The manufacturing industry today needs to meet the increasing demands of the aerospace industry among others, which makes the optimization of its manufacturing processes critical. This research investigates the optimization of cryogenic manufacturing of aerospace materials such as titanium alloy Ti-6Al-4V and low carbon steel to improve their machinability. The optimization varies the nozzle position in terms of separation distance from the tool-chip interface and the inclination angle from the vertical and then determines the combination that leads to the minimum cutting forces. Computational Fluid Dynamics (CFD), aided by Finite Element Modeling (FEM), is used to simulate the cryogenic effect for each of the nozzle positions, while the experimentation varies the same nozzle positions to measure the cutting forces in each case and compares them to dry turning. It is shown that the nozzle position with the smallest separation distance and smallest orientation angle from the vertical led to the biggest reduction in cutting temperatures and cutting forces, with the dominant parameter affecting the results the most being the separation distance. For the case of dry and optimal cryogenic turning, tool wear and surface integrity are compared using Scanning Electron Microscopy (SEM) and Energy Dispersive Spectroscopy (EDS). Thus, this research shows that the optimization of the nozzle position in the cryogenic manufacturing system leads to an increase in productivity and workpiece quality in the machining industry.

Publications:

• Bejjani R., Salame C., Olsson M. An experimental and Finite Element approach for a better understanding of Ti-6Al-4V behavior when machining under cryogenic environment. Materials 2021.
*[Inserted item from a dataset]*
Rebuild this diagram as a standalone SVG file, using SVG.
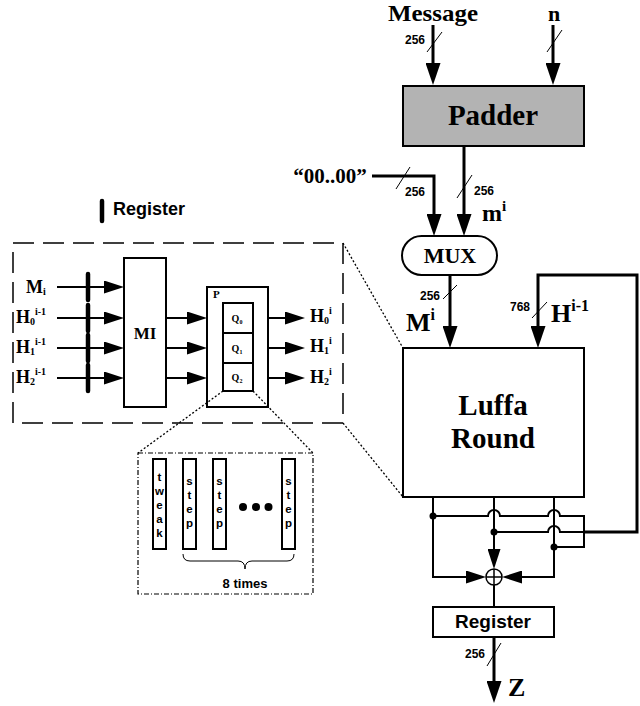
<svg xmlns="http://www.w3.org/2000/svg" width="640" height="706" viewBox="0 0 640 706">
<style>
.sf{font-family:"Liberation Serif","Times New Roman",serif;font-weight:bold;fill:#000}
.ss{font-family:"Liberation Sans",Arial,sans-serif;font-weight:bold;fill:#000}
.box{fill:#fff;stroke:#000;stroke-width:2}
.w3{fill:none;stroke:#000;stroke-width:3}
.w2{fill:none;stroke:#000;stroke-width:2}
.sl{fill:none;stroke:#000;stroke-width:1}
.reg{stroke:#000;stroke-width:4.5;stroke-linecap:round}
.dot{fill:none;stroke:#000;stroke-width:1.3;stroke-dasharray:2 2}
</style>
<defs>
<marker id="big" markerUnits="userSpaceOnUse" markerWidth="22" markerHeight="15" refX="12" refY="7.5" orient="auto"><path d="M0,0 L22,7.5 L0,15 z" fill="#000"/></marker>
<marker id="sm" markerUnits="userSpaceOnUse" markerWidth="20" markerHeight="13" refX="10" refY="6.5" orient="auto"><path d="M0,0 L20,6.5 L0,13 z" fill="#000"/></marker>
</defs>

<g id="message"><text class="sf" x="433" y="21" font-size="23" text-anchor="middle" textLength="90" lengthAdjust="spacingAndGlyphs">Message</text></g>
<g id="n-input"><text class="sf" x="554" y="21" font-size="22" text-anchor="middle">n</text></g>
<g id="padder"><rect x="403" y="86" width="181" height="60" fill="#b3b3b3" stroke="#000" stroke-width="2"/><text class="sf" x="493" y="125" font-size="29" text-anchor="middle">Padder</text></g>
<g id="zeros"><text class="sf" x="330" y="183" font-size="21" text-anchor="middle">“00..00”</text></g>
<g id="mux"><rect class="box" x="402" y="236" width="95" height="39" rx="19.5"/><text class="sf" x="450" y="263" font-size="22" text-anchor="middle">MUX</text></g>
<g id="luffa"><rect class="box" x="403" y="348" width="181" height="149"/><text class="sf" x="493" y="415" font-size="29" text-anchor="middle">Luffa</text><text class="sf" x="493" y="448" font-size="29" text-anchor="middle">Round</text></g>
<g id="xor"><circle cx="494" cy="577" r="8" fill="#fff" stroke="#000" stroke-width="1.5"/><path d="M486,577 H502 M494,569 V585" stroke="#000" stroke-width="1.5"/></g>
<g id="register"><rect class="box" x="433" y="607" width="121" height="30"/><text class="ss" x="493" y="628" font-size="19" text-anchor="middle">Register</text></g>
<g id="z-out"><text class="sf" x="508" y="696" font-size="26">Z</text></g>

<g id="legend"><line class="reg" x1="102" y1="201" x2="102" y2="221"/><text class="ss" x="113" y="215" font-size="18">Register</text></g>
<g id="mi-detail"><rect x="13" y="243" width="330" height="180" fill="none" stroke="#000" stroke-width="1.5" stroke-dasharray="21 9"/></g>
<g id="mi"><rect class="box" x="124" y="258" width="42" height="149"/><text class="sf" x="145" y="339" font-size="17" text-anchor="middle">MI</text></g>
<g id="p"><rect class="box" x="207" y="287" width="61" height="120"/><text class="sf" x="213" y="298" font-size="11">P</text>
<rect class="box" x="223" y="303" width="30" height="30"/><rect class="box" x="223" y="333" width="30" height="30"/><rect class="box" x="223" y="363" width="30" height="28"/>
<text class="sf" x="237" y="322" font-size="10" text-anchor="middle">Q<tspan font-size="6" dy="2">0</tspan></text>
<text class="sf" x="237" y="352" font-size="10" text-anchor="middle">Q<tspan font-size="6" dy="2">1</tspan></text>
<text class="sf" x="237" y="381" font-size="10" text-anchor="middle">Q<tspan font-size="6" dy="2">2</tspan></text></g>
<g id="in-labels">
<text class="sf" x="26" y="293" font-size="18">M<tspan font-size="10" dy="2">i</tspan></text>
<text class="sf" x="16" y="323" font-size="18">H<tspan font-size="10" dy="2">0</tspan><tspan font-size="10" dy="-10">i-1</tspan></text>
<text class="sf" x="16" y="353" font-size="18">H<tspan font-size="10" dy="2">1</tspan><tspan font-size="10" dy="-10">i-1</tspan></text>
<text class="sf" x="16" y="383" font-size="18">H<tspan font-size="10" dy="2">2</tspan><tspan font-size="10" dy="-10">i-1</tspan></text>
</g>
<g id="out-labels">
<text class="sf" x="310" y="322" font-size="18">H<tspan font-size="10" dy="2">0</tspan><tspan font-size="10" dy="-10">i</tspan></text>
<text class="sf" x="310" y="352" font-size="18">H<tspan font-size="10" dy="2">1</tspan><tspan font-size="10" dy="-10">i</tspan></text>
<text class="sf" x="310" y="383" font-size="18">H<tspan font-size="10" dy="2">2</tspan><tspan font-size="10" dy="-10">i</tspan></text>
</g>
<g id="q2-detail"><rect x="138" y="453" width="175" height="141" fill="none" stroke="#000" stroke-width="1.2" stroke-dasharray="5 2 1 2"/>
<rect class="box" x="153" y="459" width="13" height="90" stroke-width="1.5"/>
<rect class="box" x="183" y="459" width="13" height="90" stroke-width="1.5"/>
<rect class="box" x="213" y="459" width="13" height="90" stroke-width="1.5"/>
<rect class="box" x="282" y="459" width="13" height="90" stroke-width="1.5"/>
<g class="ss" font-size="11.5" text-anchor="middle">
<text x="159.5" y="481">t</text><text x="159.5" y="495">w</text><text x="159.5" y="509">e</text><text x="159.5" y="523">a</text><text x="159.5" y="537">k</text>
<text x="189.5" y="485">s</text><text x="189.5" y="499">t</text><text x="189.5" y="513">e</text><text x="189.5" y="527">p</text>
<text x="219.5" y="485">s</text><text x="219.5" y="499">t</text><text x="219.5" y="513">e</text><text x="219.5" y="527">p</text>
<text x="288.5" y="485">s</text><text x="288.5" y="499">t</text><text x="288.5" y="513">e</text><text x="288.5" y="527">p</text>
</g>
<circle cx="243" cy="507" r="4"/><circle cx="256" cy="507" r="4"/><circle cx="268.5" cy="507" r="4"/>
<path d="M183,554 Q183,561 190,561 H238 Q245,561 245,569 Q245,561 252,561 H287 Q294,561 294,554" class="sl" stroke-width="1.2"/>
<text class="ss" x="245" y="588" font-size="13" text-anchor="middle">8 times</text>
</g>

<g id="connectors">
<path class="w3" d="M433,25 V75" marker-end="url(#big)"/>
<path class="w3" d="M553,25 V75" marker-end="url(#big)"/>
<path class="w3" d="M464,146 V226" marker-end="url(#big)"/>
<path class="w3" d="M372,176 H434 V226" marker-end="url(#big)"/>
<path class="w3" d="M450,275 V338" marker-end="url(#big)"/>
<path class="w3" d="M584,532 H637 V275 H538 V338" marker-end="url(#big)"/>
<path class="w3" d="M494,637 V693" marker-end="url(#big)"/>
<path class="w2" d="M433,497 V577 H476" marker-end="url(#sm)"/>
<path class="w2" d="M554,497 V577 H512" marker-end="url(#sm)"/>
<path class="w2" d="M494,497 V559" marker-end="url(#sm)"/>
<path class="w2" d="M494,585 V607"/>
<path class="w2" d="M433,516 H488 A6,6 0 0 1 500,516 H548 A6,6 0 0 1 560,516 H584 V547 H554"/>
<path class="w2" d="M494,532 H548 A6,6 0 0 1 560,532 H584"/>
<circle cx="433" cy="516" r="3.5"/><circle cx="494" cy="532" r="3.5"/><circle cx="554" cy="547" r="3.5"/>
<g class="sl">
<line x1="427" y1="52" x2="442" y2="32"/><line x1="547" y1="52" x2="562" y2="30"/>
<line x1="396" y1="189" x2="410" y2="167"/><line x1="457" y1="198" x2="472" y2="175"/>
<line x1="443" y1="299" x2="457" y2="285"/><line x1="532" y1="318" x2="547" y2="302"/>
<line x1="487" y1="666" x2="501" y2="643"/>
</g>
<g class="ss" font-size="12">
<text x="405" y="44">256</text><text x="405" y="196">256</text><text x="474" y="195">256</text>
<text x="420" y="300">256</text><text x="510" y="311">768</text><text x="465" y="658">256</text>
</g>
<text class="sf" x="482" y="221" font-size="24">m<tspan font-size="15" dy="-10">i</tspan></text>
<text class="sf" x="406" y="331" font-size="26">M<tspan font-size="16" dy="-11">i</tspan></text>
<text class="sf" x="551" y="322" font-size="26">H<tspan font-size="16" dy="-11">i-1</tspan></text>
<path class="w2" d="M57,287 H114" marker-end="url(#sm)"/>
<path class="w2" d="M57,318 H114" marker-end="url(#sm)"/>
<path class="w2" d="M57,348 H114" marker-end="url(#sm)"/>
<path class="w2" d="M57,378 H114" marker-end="url(#sm)"/>
<line class="reg" x1="88" y1="274" x2="88" y2="300"/>
<line class="reg" x1="88" y1="305" x2="88" y2="331"/>
<line class="reg" x1="88" y1="335" x2="88" y2="361"/>
<line class="reg" x1="88" y1="365" x2="88" y2="391"/>
<path class="w2" d="M166,318 H197" marker-end="url(#sm)"/>
<path class="w2" d="M166,348 H197" marker-end="url(#sm)"/>
<path class="w2" d="M166,378 H197" marker-end="url(#sm)"/>
<path class="w2" d="M268,318 H295" marker-end="url(#sm)"/>
<path class="w2" d="M268,348 H295" marker-end="url(#sm)"/>
<path class="w2" d="M268,378 H295" marker-end="url(#sm)"/>
<path class="dot" d="M343,243 L403,348 M343,423 L403,497 M223,391 L138,453 M253,391 L313,453"/>
</g>
</svg>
• Bejjani R., Salame C. A better understanding of the cryogenic environment and the effect of nozzle location on the machinability of low carbon steel. J. Manuf. Proc. 2021.
• Bejjani R. Bachir E., Salame C. Advanced Manufacturing of Titanium Alloy Ti-6Al-4V by Combining Cryogenic Machining and Ultrasonic-Assisted Turning, Journal of Materials Engineering and Performance, ASM, June 2023.
• Salame C., Bejjani R., Marimuthu P. A better understanding of cryogenic machining using CFD and FEM simulation. Procedia CIRP, V81, pp 1071-1076, 2019.